The device has roiled civil liberties groups in countries where it’s in use, including England, Australia and Scotland. England’s government-appointed Children’s Commission proposed a ban. That group describes it as a weapon that infringes on the basic rights of young people and claims that it could have unknown long-term health effects.
The $1,500 device has also been challenged in some American cities and towns that have proposed installing it, with some criticizing the tactic as needlessly cruel.
Santell said the noise can be heard by animals and babies but is bothersome only to children older than 12 and becomes unbearable after several minutes, making it a perfect teen-repellent. The same sound is used as a cell phone ring tone by deaf adults and is a popular download on the Internet.
The town of Great Barrington, Massachusetts, banned the device last year after a movie theater owner installed one.
“There was an outcry, and people didn’t like the idea of torturing kids’ ears like that,” said Ronald Dlugosz, a town official. “People here don’t tolerate that kind of stuff.”
Milford, Connecticut, faced similar resistance when the city announced plans to install the Mosquito in a park. It increased police patrols instead.
Elsewhere, there have been few or no complaints. A mall in Maryland announced plans to introduce the buzz to disperse skateboarders, and officials and police said they haven’t had any outcry. A school district in Columbia, South Carolina, recently installed one on the grille of a school vehicle and another in a parking lot where students gather after high school games, with no complaints.
“We’d have crowds gather in parking lots, and there’d be the usual trash talk, then you’d have fights,” said Rick McGee, the school district’s emergency services manager. “Now, there’s no confrontation at all; they just get aggravated and leave within a few minutes.”
Santell, the device’s marketer, said most of the company’s inquiries are from major corporations and government agencies looking for a way to protect private property. Overseas, complaints arose when the device was projected into public spaces, like sidewalks.

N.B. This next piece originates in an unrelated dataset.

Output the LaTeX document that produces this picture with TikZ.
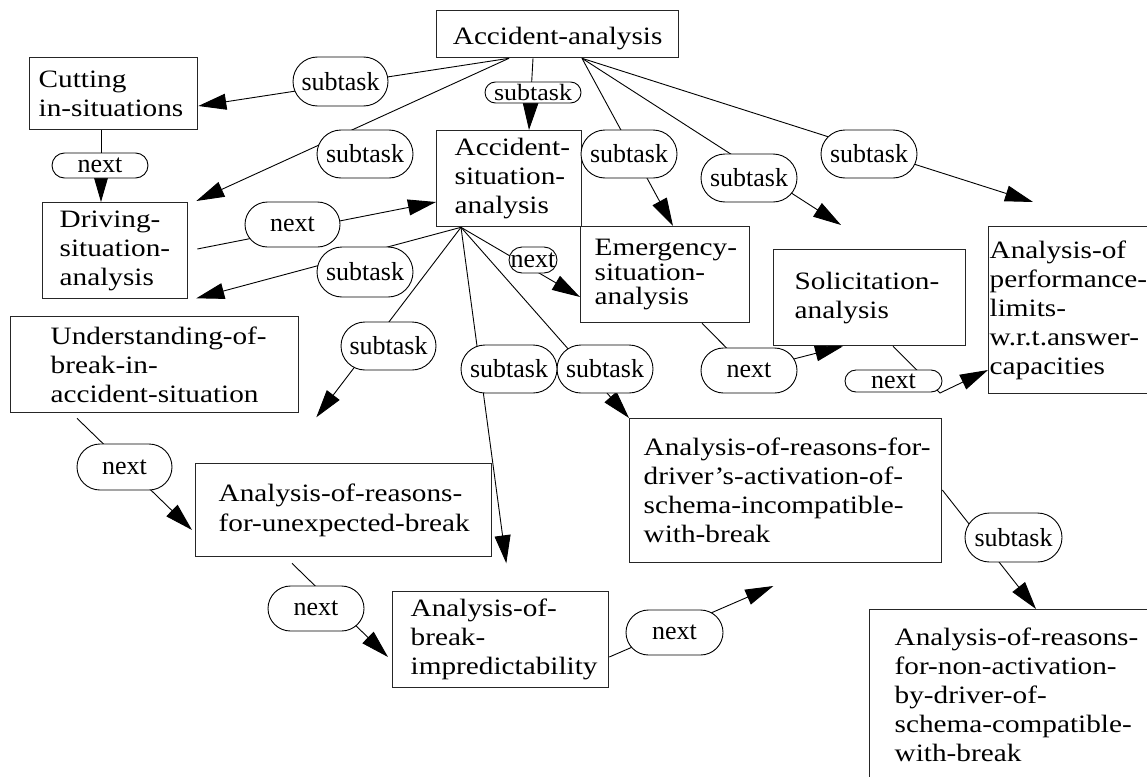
\documentclass[tikz,border=0pt]{standalone}
\usepackage{fontspec}
\usepackage{graphicx}
\setmainfont{Liberation Serif}
\newfontfamily\boxfont{Liberation Serif}[FakeStretch=1.17,Ligatures=TeX]
\newfontfamily\bubfont{Liberation Serif}
\usetikzlibrary{arrows.meta,calc}
\pgfdeclarelayer{bg}
\pgfsetlayers{bg,main}
\begin{document}
\begin{tikzpicture}[x=1pt,y=-1pt,
  box/.style={draw=black!85, line width=1.3pt, fill=white, anchor=north west, align=left,
    inner ysep=0pt, font={\boxfont\fontsize{25pt}{29pt}\selectfont},
    execute at begin node={\exhyphenpenalty=10000\hyphenpenalty=10000}},
  bub/.style 2 args={draw, line width=0.9pt, fill=white, inner sep=0pt,
    font={\bubfont\fontsize{26pt}{28pt}\selectfont},
    minimum width=#1, minimum height=#2, rounded corners=#2/2},
  arr/.style={line width=0.9pt, -{Triangle[length=28pt,width=16pt]}}
]
\useasboundingbox (0,0) rectangle (1147,776);
\clip (0,0) rectangle (1147,776);

% ---- boxes ----
\node[box, text width=222pt, inner xsep=10pt, minimum height=47pt, align=center, text height=20pt, text depth=0pt] (aa) at (436,10) {Accident-analysis};
\node[box, text width=150pt, inner xsep=9pt, minimum height=72pt] (cut) at (29,57) {Cutting\\in-situations};
\node[box, text width=111pt, inner xsep=17pt, minimum height=96pt] (drv) at (42,202) {Driving-\\situation-\\analysis};
\node[box, text width=109pt, inner xsep=18pt, minimum height=96pt] (asa) at (436,130) {Accident-\\situation-\\analysis};
\node[box, text width=141pt, inner xsep=14pt, minimum height=96pt, font={\boxfont\fontsize{25pt}{24.5pt}\selectfont}] (esa) at (580,226) {Emergency-\\situation-\\analysis};
\node[box, text width=150pt, inner xsep=21pt, minimum height=96pt] (sol) at (773,249) {Solicitation-\\analysis};
\node[box, text width=170pt, inner xsep=1pt, minimum height=167pt] (perf) at (988,226) {Analysis-of\\performance-\\limits-\\w.r.t.answer-\\capacities};
\node[box, text width=208pt, inner xsep=40pt, minimum height=96pt] (und) at (10,316) {Understanding-of-\\break-in-\\accident-situation};
\node[box, text width=250pt, inner xsep=23pt, minimum height=93pt, font={\boxfont\fontsize{25pt}{30pt}\selectfont}] (unx) at (195,463) {Analysis-of-reasons-\\for-unexpected-break};
\node[box, text width=180pt, inner xsep=18pt, minimum height=96pt] (imp) at (392,591) {Analysis-of-\\break-\\impredictability};
\node[box, text width=284pt, inner xsep=14pt, minimum height=144pt] (drvact) at (629,418) {Analysis-of-reasons-for-\\driver’s-activation-of-\\schema-incompatible-\\with-break};
\node[box, text width=270pt, inner xsep=25pt, minimum height=170pt] (nonact) at (869,609) {Analysis-of-reasons-\\for-non-activation-\\by-driver-of-\\schema-compatible-\\with-break};

% ---- labels ----
\node[bub={95}{49}] (s1) at (340.5,81.5) {subtask};
\node[bub={96}{21}] (s2) at (533,92.5) {\scalebox{1}[0.9]{subtask}};
\node[bub={96}{25}] (n1) at (100,165.5) {next};
\node[bub={96}{48}] (s3) at (365,154) {subtask};
\node[bub={95}{45}] (n2) at (292.5,224.5) {next};
\node[bub={96}{50}] (s4) at (365,272) {subtask};
\node[bub={48}{26}] (n3) at (533,260) {next};
\node[bub={96}{48}] (s5) at (629,154) {subtask};
\node[bub={96}{48}] (s6) at (749,178) {subtask};
\node[bub={96}{48}] (s7) at (869,154) {subtask};
\node[bub={96}{45}] (n4) at (749,370.5) {next};
\node[bub={97}{22}] (n5) at (893.5,381) {next};
\node[bub={96}{48}] (s8) at (605,369) {subtask};
\node[bub={95}{48}] (s9) at (388.5,346) {subtask};
\node[bub={96}{48}] (s10) at (509,369) {subtask};
\node[bub={95}{46}] (n6) at (124.5,467) {next};
\node[bub={97}{45}] (n7) at (674.5,632.5) {next};
\node[bub={96}{45}] (n8) at (316,608.5) {next};
\node[bub={97}{49}] (s11) at (1013.5,537.5) {subtask};

% ---- free ends ----
\coordinate (aaL) at ($(aa.south west)+(73,0)$);
\coordinate (aaM) at ($(aa.south west)+(97,0)$);
\coordinate (aaR) at ($(aa.south west)+(146,0)$);
\coordinate (asaF) at ($(asa.south west)+(25,0)$);
\coordinate (solin) at ($(sol.north west)+(68,-24)$);
\coordinate (perfin) at ($(perf.north west)+(45,-24)$);
\coordinate (undout) at ($(und.south east)+(17,4)$);
\coordinate (unxout) at ($(unx.south east)+(14,6)$);
\coordinate (n5bend) at ($(n5.center)+(46.5,12)$);
\coordinate (impout) at ($(imp.north east)+(164,-5)$);

% ---- connectors ----
\begin{pgfonlayer}{bg}
\draw[arr] (aaL) -- ($(cut.north east)+(0,49)$);
\draw[arr] (aaM) -- ($(asa.north west)+(93,0)$);
\draw[arr] (aaL) -- ($(drv.north east)+(8,-1)$);
\draw[arr] (aaR) -- ($(esa.north west)+(93,0)$);
\draw[arr] (aaR) -- (solin);
\draw[arr] (aaR) -- (perfin);
\draw[arr] ($(cut.south west)+(72,0)$) -- ($(drv.north west)+(59,0)$);
\draw[arr] ($(drv.north east)+(9,47)$) -- ($(asa.north west)+(0,72)$);
\draw[arr] (asaF) -- ($(drv.south east)+(8,-1)$);
\draw[arr] (asaF) -- ($(esa.north west)+(0,71)$);
\draw[arr] (asaF) -- (undout);
\draw[arr] (asaF) -- (unxout);
\draw[arr] (asaF) -- (drvact.north west);
\draw[arr] ($(esa.south west)+(122,0)$) -- (n4.center) -- ($(sol.south west)+(70,0)$);
\draw[arr] ($(sol.south west)+(120,0)$) -- (n5bend) -- ($(perf.north west)+(0,144)$);
\draw[arr] ($(und.south west)+(67,5)$) -- ($(unx.north west)+(-3,67)$);
\draw[arr] ($(unx.south west)+(97,6)$) -- ($(imp.north west)+(-4,66)$);
\draw[arr] ($(imp.north east)+(0,66)$) -- (impout);
\draw[arr] ($(drvact.north east)+(0,72)$) -- ($(nonact.north west)+(167,0)$);
\end{pgfonlayer}
\end{tikzpicture}
\end{document}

Santell said it does not violate any noise ordinances but added that the company will soon be selling the same product with a higher “power,” or decibel output, that will be sold only to government agencies.
Carmen Ramirez, superintendent of the New York apartment building where Eddie Holder lives, described it as “a miracle.”
“We used to have young men here all of the time, bothering people in the building and doing illegal things,” said Ramirez, 50. “As soon as we put it up, they were gone, and they haven’t been back. If they return, we’ll just put up more.”
A spokesman for the American Civil Liberties Union said the organization does not have a position on the issue. But James Alan Fox, a criminologist at Boston’s Northeastern University, said that putting crowd-monitoring devices in the hands of private businesses and citizens is “dangerous.”
“There is a significant problem with giving people a tool like this and empowering the public to take over the tasks of law enforcement,” Fox said. “It can certainly be used in a way that’s inappropriate, and without a doubt, it will be.”
Nobody at Holder’s apartment building could say where the loitering kids had gone after the Mosquito was installed.